The John Soanes Museum, tucked away in Holborn, is another of those quirky, oddball attractions that make exploring London so charming and rewarding. Students of architecture will love it, but there is also plenty to interest the layman.

John Soane was born in 1753, and worked as an architect, becoming Professor of Architecture at the Royal Academy in 1806. During his long career he indulged a passion for collecting, and gathered a great number of architectural plans, models and paintings, as well as turning his own home into a place to experiment with new architectural techniques - by buying up his neighbour's houses and remodelling them. He bequeathed that on his death this giant townhouse be turned into a museum to display his collection (partly as a way of disinheriting his children, who he was rather disappointed with).
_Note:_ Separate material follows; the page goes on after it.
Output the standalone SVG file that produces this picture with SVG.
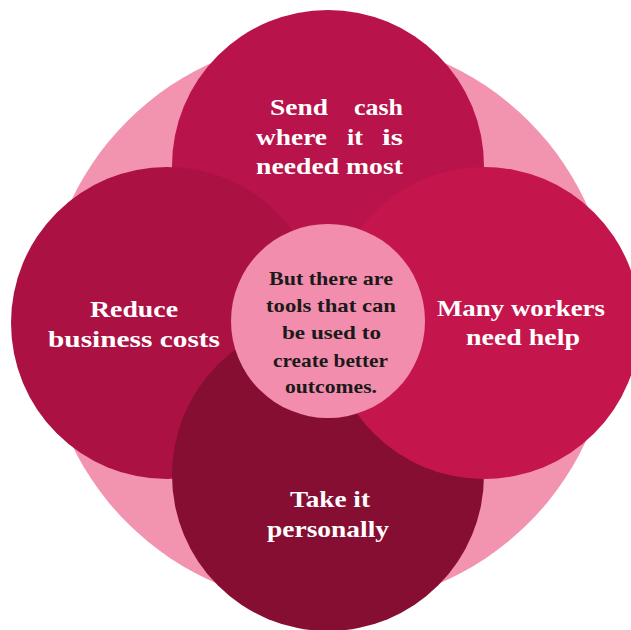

Today the house is kept much as Soane left it, and it must be one of London's plushest and distinctive historical interiors - though it is all a little cramped, with artefacts jostling for attention all around the elegantly appointed rooms. Notable works include drawings of Elizabethan houses by John Thorpe and the great fantasist Piranesi's sketches of Paestum. In the ingeniously designed gallery pictures are kept on folding panels to maximise space - look out for the three delicate Canaletto's, but the highlights here have to be the eight canvases depicting the Rake's Progress, by that great English satirist, Hogarth.

The Sir John Soanes museum is at 13 Lincoln's Inn Fields, London WC2A 3BP and is open from Tuesday to Saturday, 10-5pm. Admission is free.